I installed the bypass product by Specialized ECU Repair yesterday. My reasoning is simply to alleviate any future electronic headaches that I can. The product is $875, not cheap, but worth it to me. My stock system works perfectly at the moment, but who knows as these systems age. 1) remove leather cover on firewall behind drivers seat. You will now see two metal covered boxes. Left one is hold, right one is silver. Both must be removed. 2) drill out all rivets holding these boxes together. This is the most time consuming part. There are about 8 rivets per box. 3) in the smaller gold box on the left unplug the stock electronic box and replace it with the new product you've purchased. You're now done with this box and can reattach it to the firewall. 4) in the larger silver colored box on the right, you will simply cut two wires from the harness and join them with a wire nut. The instruction manual that comes with the product clearly tells you which ones. You will also cover the other side of the wires you just cut with electrical tape. 5) test that you can now start the car without pressing the fob button. 6) reattach silver box to firewall and you're done. Totally simple and it works. Image Unavailable, Please Login
Thanks for posting. I assume you can still use the FOB to lock and unlock the doors. All this does is keep you from having to press the button every time you want to start the car. Does the car keep any alarm features?
Wow. Very cool and still much cheaper and less of a headache than buying a new immobilizer, fobs and paying for codes that don't work.
I spoke with the owner this morning - very nice guy. Something to point out: 96/97 355's, the immobilizer cuts power to the starter, 98's and up it does not. That said, for 98's and up, the jumper wire (cutting of wires) may not be required. George told me this can be tested first and if it does not work, then that step should be carried out.
Wish I had know that before cutting the wires, since I have a 98. Anyway, if that's true, you would only need to drill the rivets for the gold box on the left.

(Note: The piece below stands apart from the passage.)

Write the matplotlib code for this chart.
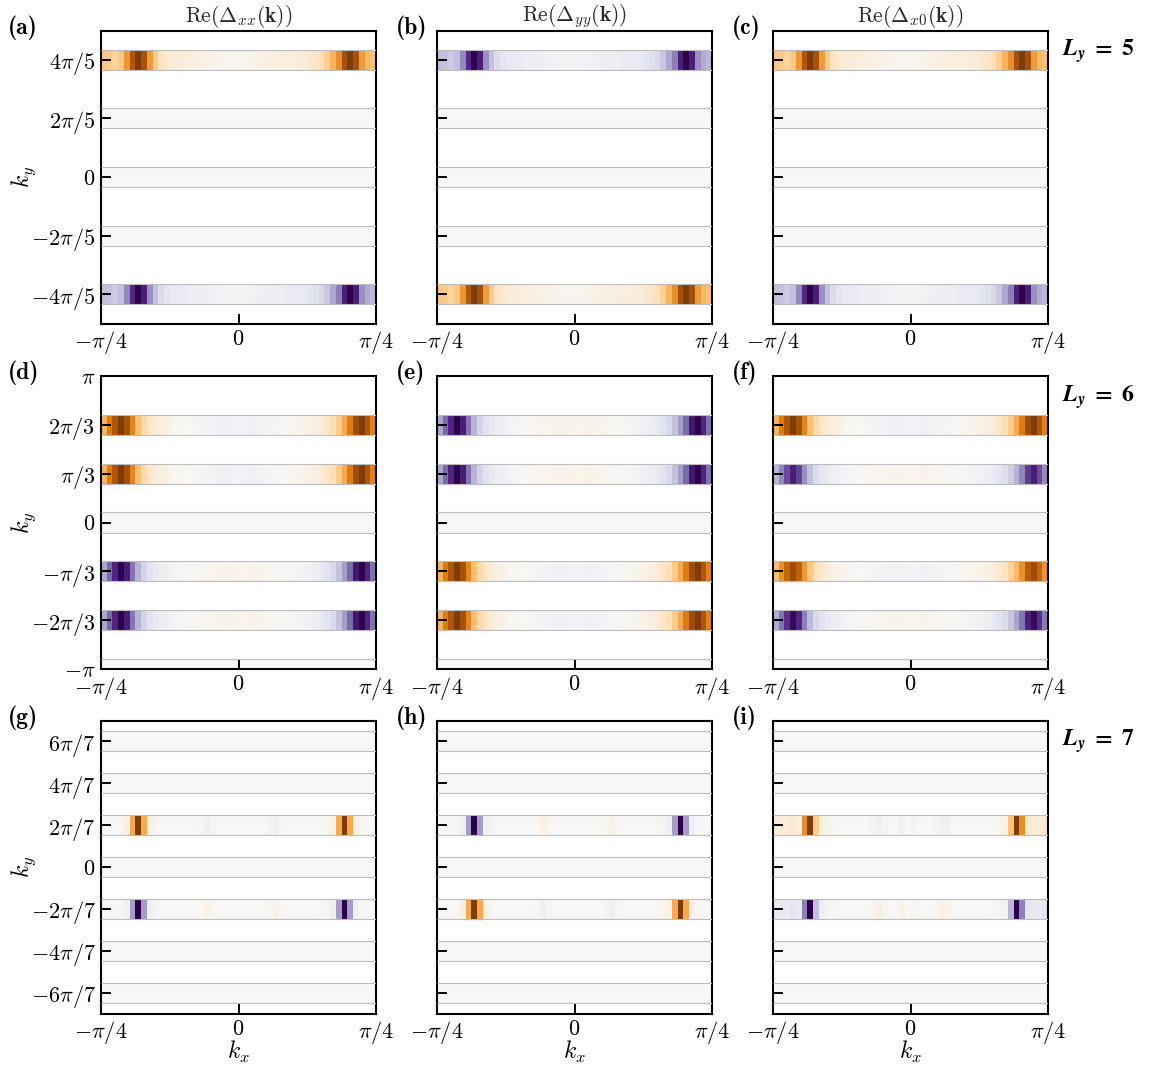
import numpy as np
import matplotlib
matplotlib.use("Agg")
import matplotlib.pyplot as plt

plt.rcParams['mathtext.fontset'] = 'cm'
plt.rcParams['font.family'] = 'serif'
plt.rcParams['font.serif'] = ['cmr10']
plt.rcParams['axes.unicode_minus'] = False

# kx grid of the zoomed window, -pi/4 .. pi/4
n_kx = 48
kx_edges = np.linspace(-np.pi / 4, np.pi / 4, n_kx + 1)

# ky values of the strips for each Ly
ky_5 = np.array([-4, -2, 0, 2, 4]) * np.pi / 5
ky_6 = np.array([-3, -2, -1, 0, 1, 2]) * np.pi / 3
ky_7 = np.array([-6, -4, -2, 0, 2, 4, 6]) * np.pi / 7

# tick labels
ticks_5 = ky_5
labels_5 = [r'$-4\pi/5$', r'$-2\pi/5$', r'$0$', r'$2\pi/5$', r'$4\pi/5$']
ticks_6 = np.array([-3, -2, -1, 0, 1, 2, 3]) * np.pi / 3
labels_6 = [r'$-\pi$', r'$-2\pi/3$', r'$-\pi/3$', r'$0$', r'$\pi/3$', r'$2\pi/3$', r'$\pi$']
ticks_7 = ky_7
labels_7 = [r'$-6\pi/7$', r'$-4\pi/7$', r'$-2\pi/7$', r'$0$', r'$2\pi/7$', r'$4\pi/7$', r'$6\pi/7$']

prof_5 = [0.32, 0.3, 0.26, 0.32, 0.52, 0.8, 1.0, 0.85, 0.5, 0.3, 0.18, 0.12,
          0.1, 0.09, 0.08, 0.07, 0.06, 0.06, 0.05, 0.04, 0.04, 0.03, 0.03, 0.03,
          0.03, 0.03, 0.04, 0.05, 0.06, 0.06, 0.07, 0.07, 0.08, 0.08, 0.09, 0.1,
          0.12, 0.15, 0.2, 0.28, 0.42, 0.55, 0.85, 1.0, 0.85, 0.5, 0.4, 0.35]
prof_6 = [0.42, 0.62, 0.82, 1.0, 0.85, 0.58, 0.36, 0.22, 0.14, 0.1, 0.07, 0.05,
          0.03, 0.02, 0.01, 0.0, -0.01, -0.02, -0.03, -0.03, -0.04, -0.05, -0.04, -0.03,
          -0.03, -0.04, -0.05, -0.04, -0.03, -0.02, -0.01, 0.0, 0.01, 0.02, 0.03, 0.04,
          0.05, 0.07, 0.1, 0.14, 0.2, 0.3, 0.45, 0.62, 0.88, 1.0, 0.82, 0.6]
prof_7 = [0.0, 0.0, 0.0, 0.01, 0.06, 0.45, 1.0, 0.45, 0.06, 0.02, 0.0, 0.0,
          0.0, 0.0, 0.0, 0.0, 0.0, -0.01, -0.05, -0.02, 0.0, 0.0, 0.0, 0.0,
          0.0, 0.0, 0.0, 0.0, 0.0, -0.02, -0.05, -0.01, 0.0, 0.0, 0.0, 0.0,
          0.0, 0.0, 0.01, 0.02, 0.05, 0.45, 1.0, 0.45, 0.05, 0.01, 0.0, 0.0]
prof_7i = [0.08, 0.1, 0.1, 0.12, 0.1, 0.55, 1.0, 0.3, 0.06, 0.02, 0.01, 0.0,
           0.0, 0.0, 0.0, 0.0, 0.0, -0.02, -0.06, -0.03, 0.0, 0.0, -0.04, 0.0,
           -0.03, 0.0, 0.0, 0.0, -0.02, -0.05, -0.04, 0.0, 0.0, 0.0, 0.0, 0.0,
           0.0, 0.0, 0.01, 0.02, 0.04, 0.35, 1.0, 0.55, 0.12, 0.1, 0.1, 0.12]

# strip amplitudes (one per ky, bottom to top)
amp_a = [-1, 0, 0, 0, 1]
amp_b = [1, 0, 0, 0, -1]
amp_c = [-1, 0, 0, 0, 1]
amp_d = [0, -1, -1, 0, 1, 1]
amp_e = [0, 1, 1, 0, -1, -1]
amp_f = [0, -0.95, 0.88, 0, -0.85, 1]
amp_g = [0, 0, -1, 0, 1, 0, 0]
amp_h = [0, 0, 1, 0, -1, 0, 0]
amp_i = [0, 0, -1, 0, 1, 0, 0]

titles = [r'$\mathrm{Re}(\Delta_{xx}(\mathbf{k}))$',
          r'$\mathrm{Re}(\Delta_{yy}(\mathbf{k}))$',
          r'$\mathrm{Re}(\Delta_{x0}(\mathbf{k}))$']
panel_tags = ['a', 'b', 'c', 'd', 'e', 'f', 'g', 'h', 'i']
ly_values = [5, 6, 7]

rows = [
    (ky_5, ticks_5, labels_5, [(amp_a, prof_5), (amp_b, prof_5), (amp_c, prof_5)]),
    (ky_6, ticks_6, labels_6, [(amp_d, prof_6), (amp_e, prof_6), (amp_f, prof_6)]),
    (ky_7, ticks_7, labels_7, [(amp_g, prof_7), (amp_h, prof_7), (amp_i, prof_7i)]),
]

W, H = 1150, 1070
fig = plt.figure(figsize=(W / 100, H / 100), dpi=100)

lefts_px = [101, 437, 773]
tops_px = [30.5, 376, 720.5]
w_px, h_px = 275, 293
half = 0.215


def draw_panel(ax, ky, amps, profile):
    prof = np.array(profile)
    for k, a in zip(ky, amps):
        vals = (a * prof)[None, :]
        ax.pcolormesh(kx_edges, [k - half, k + half], vals, cmap='PuOr_r',
                      vmin=-1, vmax=1, shading='flat', edgecolors='none')
        ax.hlines([k - half, k + half], -np.pi / 4, np.pi / 4,
                  colors='#bdbdbd', lw=0.8, zorder=3)


for r, (ky, yticks, ylabels, panels) in enumerate(rows):
    for c, (amps, profile) in enumerate(panels):
        left = lefts_px[c] / W
        bottom = 1 - (tops_px[r] + h_px) / H
        ax = fig.add_axes([left, bottom, w_px / W, h_px / H])
        draw_panel(ax, ky, amps, profile)
        ax.set_xlim(-np.pi / 4, np.pi / 4)
        ax.set_ylim(-np.pi, np.pi)
        ax.set_xticks([-np.pi / 4, 0, np.pi / 4])
        ax.set_xticklabels([r'$-\pi/4$', r'$0$', r'$\pi/4$'])
        ax.set_yticks(yticks)
        if c == 0:
            ax.set_yticklabels(ylabels)
            ax.set_ylabel(r'$k_y$', fontsize=17)
            ax.yaxis.set_label_coords(-0.23, 0.5)
        else:
            ax.set_yticklabels([])
        if r == 2:
            ax.set_xlabel(r'$k_x$', fontsize=17)
            ax.xaxis.set_label_coords(0.5, -0.088)
        if r == 0:
            ax.set_title(titles[c], fontsize=15.5, color='#2a2a2a', pad=3)
        ax.tick_params(direction='in', length=7.5, width=1.4, labelsize=16,
                       pad=4, top=False, right=False)
        for sp in ax.spines.values():
            sp.set_linewidth(1.5)

        # panel tag in Computer Modern bold
        tag = panel_tags[3 * r + c]
        tag_x = 8 if c == 0 else lefts_px[c] - 41
        fig.text(tag_x / W, 1 - (tops_px[r] - 3) / H, '(%s)' % tag,
                 family='cmb10', fontsize=17, ha='left', va='center')

    fig.text((1048 + 14) / W, 1 - (tops_px[r] + 21) / H,
             r'$\mathbfit{L_y}\ \mathbf{=}\ \mathbf{%d}$' % ly_values[r],
             fontsize=17, ha='left', va='center', math_fontfamily='stix')

fig.savefig('out.png', dpi=100)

That would truly be " plug in play", since you're simply swapping the module in the gold box on the left with the new product.
Jorge was not aware of the model differences until I told him. The starter relay is controlled within the one box, hence the need to jump it. So, that may not need to be done on cars in which the starter cranks when immobilizer is active.
How do we just get rid of that whole mess? I would love to have that immobilizer just gone. Besides buying a 1995, how do we just pull the whole thing out?
You would need to trace every circuit the immobilizer kills. That assumes it's done out side of the main ECU and I think that is not the case which is way this box is needed.
To update: Car starts fine with the immibilizer bypassed. However, the red light on the dash stays blinking while driving. I haven't talked to Jorge about it yet. Any body here have any thoughts ?
Did the instructions say anything about disconnecting the battery before starting the modification and then reconnecting it once complete? If not, I am thinking that you may need to re-boot the system by disconnecting and reconnecting the battery in order to get rid of the red flashing light. Maybe also clear the system codes with a hard reset by touching the +/- leads together with them disconnected from the battery. Disconnecting the battery before doing any work on a modern car is usually good advice anyway. Alden
The new bypass box lets everything run even though the immobilizer is set to immobilize. When in this state the light blinks. If you pushed your fob right now the immobilizer would think it is in mobilize/run mode and the light would go out. Then next time the immobilizer sets itself the light will flash again just as it was intended to do. The box bypasses the function and lets the car run but the immobilizer itself still thinks it is operating the same. You are replacing the interface between the immobilizer and the car. The new box minicks that a run condition is present even though it is not. The immobilizer (and alarm) is still there trying to do what it was meant to do, hense the light functions just as it should. Live with it blinking or pull out the vent and snip the wires. I don't thing you have any other options.